Peterson was the No. 1 recruit in the country in 2004, and he was deciding between USC and Oklahoma in the end. The future Hall of Fame RB eventually decided to stay close to home and become a Sooner, which broke Orgeron’s heart.

Orgeron attempted to transfer Peterson’s incarcerated father to LA

While Peterson was deciding where to continue his football career in college, his father, Nelson, was serving a prison stint in Oklahoma for money laundering. Peterson’s father would be able to watch his games on television if he went to Oklahoma, so that was the most important factor in his college decision.

When Orgeron found out, he tried everything in his power to sway Peterson to USC. And I mean everything.

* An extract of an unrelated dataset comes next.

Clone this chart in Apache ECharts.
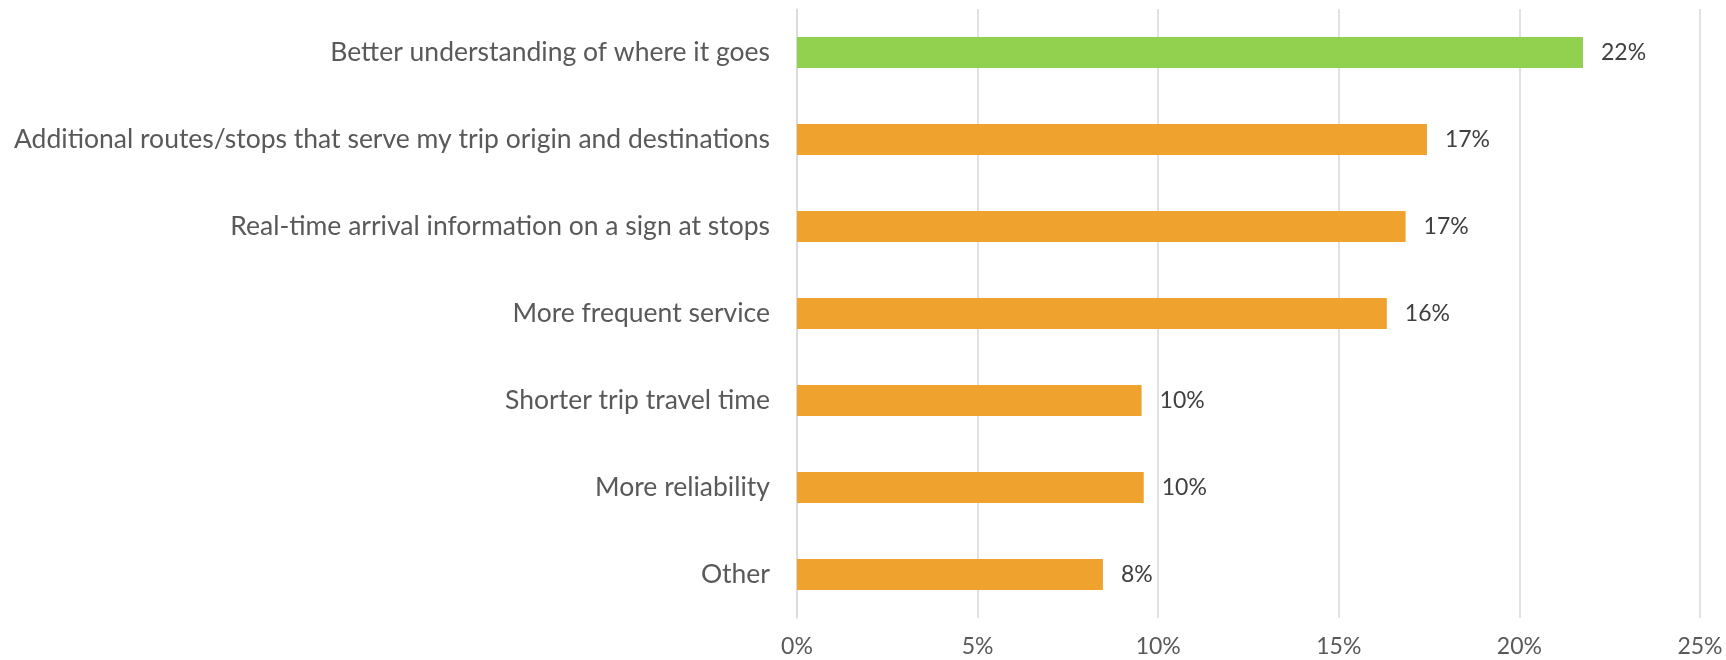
<!DOCTYPE html>
<html>
<head>
<meta charset="utf-8">
<script src="https://cdn.jsdelivr.net/npm/echarts@6/dist/echarts.min.js"></script>
<style>
  html, body { margin: 0; padding: 0; background: #fff; }
  #chart { width: 1726px; height: 660px; }
</style>
</head>
<body>
<div id="chart"></div>
<script>
// categories top to bottom
var categories = [
  'Better understanding of where it goes',
  'Additional routes/stops that serve my trip origin and destinations',
  'Real-time arrival information on a sign at stops',
  'More frequent service',
  'Shorter trip travel time',
  'More reliability',
  'Other'
];
var values = [21.76, 17.44, 16.85, 16.33, 9.54, 9.6, 8.47];
var barColors = ['#92D050', '#F0A22F', '#F0A22F', '#F0A22F', '#F0A22F', '#F0A22F', '#F0A22F'];
var xTicks = [0, 5, 10, 15, 20, 25];

var chart = echarts.init(document.getElementById('chart'));

var barData = [];
for (var i = 0; i < values.length; i++) {
  barData.push({ value: values[i], itemStyle: { color: barColors[i] } });
}

var option = {
  animation: false,
  grid: {
    left: 797,
    right: 26,
    top: 9,
    bottom: 42,
    containLabel: false
  },
  xAxis: {
    type: 'value',
    min: xTicks[0],
    max: xTicks[xTicks.length - 1],
    interval: 5,
    axisLine: { show: false },
    axisTick: { show: false },
    splitLine: { lineStyle: { color: '#D9D9D9', width: 1.5 } },
    axisLabel: {
      formatter: '{value}%',
      color: '#595959',
      fontFamily: 'Lato',
      fontSize: 23,
      margin: 17
    }
  },
  yAxis: {
    type: 'category',
    inverse: true,
    data: categories,
    axisLine: { show: true, lineStyle: { color: '#D9D9D9', width: 1.5 } },
    axisTick: { show: false },
    axisLabel: {
      color: '#595959',
      fontFamily: 'Lato',
      fontSize: 26.5,
      margin: 27
    }
  },
  series: [
    {
      type: 'bar',
      data: barData,
      barWidth: 31,
      label: {
        show: true,
        position: 'right',
        distance: 18,
        color: '#404040',
        fontFamily: 'Lato',
        fontSize: 23,
        formatter: function(p){ return Math.round(p.value) + '%'; }
      }
    }
  ]
};

chart.setOption(option);
</script>
</body>
</html>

“I said, ‘Adrian, what is the key to get you here at USC?’ He says, ‘Coach, well, my dad is incarcerated and Bob Stoops went to see him,'” Orgeron explained. “Well, me and Pete Carroll tried to go get him, and to go see him. They wouldn’t let us see him. Adrian said, ‘Coach, my dad is able to watch my games where he’s at if I go to Oklahoma.’

“I tried to get the guy transferred to Los Angeles.”

Orgeron’s attempts were unsuccessful, and Peterson had no choice but to stay close to home and attend Oklahoma.

“I couldn’t get it done, but I competed,” Orgeron said.

A happy ending for both

Orgeron wasn’t able to pull off a miracle and bring Peterson to USC in 2004, but both men went on to accomplish great things in the sport.

Coach O eventually found his way to LSU and led the Tigers to a historic national championship run in 2019-20. He’s currently out of a job just two years later, but he’ll be a hot candidate whenever he decides to return to the sidelines.

As for Peterson, he went on to rush for more than 4,000 yards at Oklahoma, get drafted No. 7 overall by the Minnesota Vikings, make seven Pro Bowl appearances in the NFL, and win an MVP award in 2012. He’ll be named a Hall of Famer whenever that time comes.

It’s safe to say life worked out just fine for both men.